Getting Ourselves Back to the Garden : A look at the Woodstock phenomenon on the eve of its 25th anniversary
I ‘m going on down to Yasgur ‘s farm I’m going to join in a rock ‘n’ roll band I’m going to camp out on the land And try an’ get my soul free We are stardust We are golden And we’ve got to get ourselves Back to the garden.
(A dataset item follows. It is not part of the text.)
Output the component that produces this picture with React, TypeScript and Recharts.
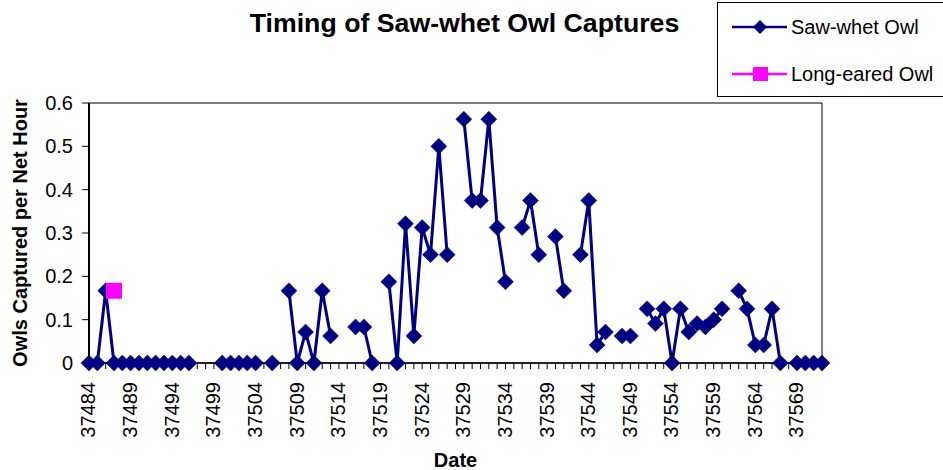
import React from 'react';
import { LineChart, Line, XAxis, YAxis, ReferenceArea } from 'recharts';

// Excel serial dates, one per day
const dates = [
  37484, 37485, 37486, 37487, 37488, 37489, 37490, 37491, 37492, 37493,
  37494, 37495, 37496, 37497, 37498, 37499, 37500, 37501, 37502, 37503,
  37504, 37505, 37506, 37507, 37508, 37509, 37510, 37511, 37512, 37513,
  37514, 37515, 37516, 37517, 37518, 37519, 37520, 37521, 37522, 37523,
  37524, 37525, 37526, 37527, 37528, 37529, 37530, 37531, 37532, 37533,
  37534, 37535, 37536, 37537, 37538, 37539, 37540, 37541, 37542, 37543,
  37544, 37545, 37546, 37547, 37548, 37549, 37550, 37551, 37552, 37553,
  37554, 37555, 37556, 37557, 37558, 37559, 37560, 37561, 37562, 37563,
  37564, 37565, 37566, 37567, 37568, 37569, 37570, 37571, 37572,
];

// owls per net hour, null = no netting that night
const sawWhet: (number | null)[] = [
  0, 0, 0.1667, 0, 0, 0, 0, 0, 0, 0,
  0, 0, 0, null, null, null, 0, 0, 0, 0,
  0, null, 0, null, 0.1667, 0, 0.0714, 0, 0.1667, 0.0625,
  null, null, 0.0833, 0.0833, 0, null, 0.1875, 0, 0.3214, 0.0625,
  0.3125, 0.25, 0.5, 0.25, null, 0.5625, 0.375, 0.375, 0.5625, 0.3125,
  0.1875, null, 0.3125, 0.375, 0.25, null, 0.2917, 0.1667, null, 0.25,
  0.375, 0.0417, 0.0714, null, 0.0625, 0.0625, null, 0.125, 0.0909, 0.125,
  0, 0.125, 0.0714, 0.0909, 0.0833, 0.1, 0.125, null, 0.1667, 0.125,
  0.0417, 0.0417, 0.125, 0, null, 0, 0, 0, 0,
];

const longEaredDates = [37487];
const longEaredValues = [0.1667];

const xLabelDates = [
  37484, 37489, 37494, 37499, 37504, 37509, 37514, 37519, 37524,
  37529, 37534, 37539, 37544, 37549, 37554, 37559, 37564, 37569,
];
const yTicks = [0, 0.1, 0.2, 0.3, 0.4, 0.5, 0.6];

const data = dates.map((d, i) => {
  const j = longEaredDates.indexOf(d);
  return {
    date: d,
    sawWhet: sawWhet[i],
    longEared: j >= 0 ? longEaredValues[j] : null,
  };
});

const FONT = '"Liberation Sans", Arial, sans-serif';
const NAVY = '#000080';
const MAGENTA = '#FF00FF';

const renderDiamond = (props: any) => {
  const { cx, cy, index, value } = props;
  if (cx == null || cy == null || value == null) return <g key={`d-${index}`} />;
  const r = 8;
  return (
    <polygon
      key={`d-${index}`}
      points={`${cx},${cy - r} ${cx + r},${cy} ${cx},${cy + r} ${cx - r},${cy}`}
      fill={NAVY}
      stroke={NAVY}
      strokeWidth={0.5}
    />
  );
};

const renderSquare = (props: any) => {
  const { cx, cy, index, value } = props;
  if (cx == null || cy == null || value == null) return <g key={`s-${index}`} />;
  return <rect key={`s-${index}`} x={cx - 8} y={cy - 8} width={16} height={16} fill={MAGENTA} />;
};

const DateTick = (props: any) => {
  const { x, y, payload } = props;
  if (!xLabelDates.includes(payload.value)) return <g />;
  return (
    <g transform={`translate(${x},${y}) rotate(-90)`}>
      <text x={-11} y={0} dy="0.32em" textAnchor="end" fill="#000" fontSize={20} fontFamily={FONT}>
        {payload.value}
      </text>
    </g>
  );
};

const ChartLegend = () => (
  <svg
    width={240}
    height={95}
    style={{ position: 'absolute', left: 717, top: 2 }}
  >
    <rect x={0.5} y={0.5} width={238} height={94} fill="#fff" stroke="#000" strokeWidth={1} />
    <line x1={15} y1={25} x2={70} y2={25} stroke={NAVY} strokeWidth={2.5} />
    <polygon points="43,18 50,25 43,32 36,25" fill={NAVY} />
    <text x={74} y={25} dy="0.35em" fontSize={20} fontFamily={FONT} fill="#000">Saw-whet Owl</text>
    <line x1={15} y1={72} x2={70} y2={72} stroke={MAGENTA} strokeWidth={2.5} />
    <rect x={36} y={65} width={15} height={14} fill={MAGENTA} />
    <text x={74} y={72} dy="0.35em" fontSize={20} fontFamily={FONT} fill="#000">Long-eared Owl</text>
  </svg>
);

export default function App() {
  return (
    <div
      style={{
        position: 'absolute',
        left: 0,
        top: 0,
        width: 943,
        height: 470,
        overflow: 'hidden',
        background: '#fff',
        fontFamily: FONT,
      }}
    >
      <div
        style={{
          position: 'absolute',
          left: 0,
          top: 10,
          width: 929,
          textAlign: 'center',
          fontSize: 26.7,
          lineHeight: '26px',
          fontWeight: 'bold',
          color: '#000',
        }}
      >
        Timing of Saw-whet Owl Captures
      </div>
      <div style={{ position: 'absolute', left: 0, top: 0 }}>
        <LineChart
          width={943}
          height={470}
          data={data}
          margin={{ top: 103, right: 121, bottom: 0, left: 0 }}
        >
          <ReferenceArea
            x1={37484}
            x2={37572}
            y1={0}
            y2={0.6}
            fill="none"
            stroke="#000"
            strokeWidth={1}
          />
          <XAxis
            dataKey="date"
            type="number"
            domain={[37484, 37572]}
            ticks={dates}
            interval={0}
            height={107}
            tick={<DateTick />}
            tickSize={6}
            tickLine={{ stroke: '#000', strokeWidth: 1 }}
            axisLine={{ stroke: '#000', strokeWidth: 1.5 }}
            label={{
              value: 'Date',
              position: 'insideBottom',
              offset: 3,
              style: { fontSize: 20, fontWeight: 'bold', fill: '#000', fontFamily: FONT },
            }}
          />
          <YAxis
            type="number"
            domain={[0, 0.6]}
            ticks={yTicks}
            width={89}
            tickSize={7}
            tickMargin={9}
            tickFormatter={(v: number) => (v === 0 ? '0' : v.toFixed(1))}
            tick={{ fill: '#000', fontSize: 20, fontFamily: FONT }}
            tickLine={{ stroke: '#000', strokeWidth: 1 }}
            axisLine={{ stroke: '#000', strokeWidth: 2 }}
            label={{
              value: 'Owls Captured per Net Hour',
              angle: -90,
              position: 'insideLeft',
              offset: 20,
              style: { textAnchor: 'middle', fontSize: 20, fontWeight: 'bold', fill: '#000', fontFamily: FONT },
            }}
          />
          <Line
            dataKey="sawWhet"
            stroke={NAVY}
            strokeWidth={3}
            dot={renderDiamond}
            activeDot={false}
            connectNulls={false}
            isAnimationActive={false}
          />
          <Line
            dataKey="longEared"
            stroke={MAGENTA}
            strokeWidth={3}
            dot={renderSquare}
            activeDot={false}
            connectNulls={false}
            isAnimationActive={false}
          />
        </LineChart>
      </div>
      <ChartLegend />
    </div>
  );
}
Friday begins the celebration of the 25th anniversary of the “three days of peace and music” that became the legendary Woodstock concert. In California, some remember the day with a certain bemused detachment as a moment of East Coast madness. But those who were far enough east to hear the astounding hourly reports of the crowd’s growth remember something more electrifying. The peace movement that had begun with Sen. Eugene McCarthy’s primary challenge to President Lyndon B. Johnson had ended with the assassinations of Dr. Martin Luther King Jr. and Sen. Robert F. Kennedy and with the election of Richard Nixon. No one, even Nixon’s supporters, quite believed his campaign claim that he had a plan to end the war (seven more years of war lay ahead). The Establishment had won a great, come-from-behind victory. The peace movement seemed dead.
And then, for a moment, it came back to life. It is easy, indeed irresistible, to mock flower-child lyrics like those by Joni Mitchell quoted above. But, ironically, the vision was essentially conservative. The garden of the song was the America the Woodstock generation had grown up believing in, the America that went to war only when the moral justification was as overwhelming as it had been in World War II. Mere Realpolitik calculation--so much blood for so much credibility in the great game of the superpowers--fell far short of that ideal. As Martha Bayles shows in her recent book “Hole in Our Soul: The Loss of Beauty and Meaning in American Popular Music,” even much of the Woodstock music was an older American sound recovered--born-again blues, folk and close harmony, not acid rock.
The cliche is that the citizens of “Woodstock Nation” are all stockbrokers now. Some are, and more power to them. Others are quietly influential in other walks of life. But many of them still believe that, at a crucial juncture in their country’s history, their youthful opposition to an un-American war, expressed partly through the music they honored, was of major political importance.
Perhaps they are wrong. Perhaps those who scoff at all talk of the “meaning” of Woodstock are right. And perhaps music had nothing to do with it in the first place. But there is a major, national difference of opinion on that point, and the difference, in the end, may be why Woodstock is worth remembering.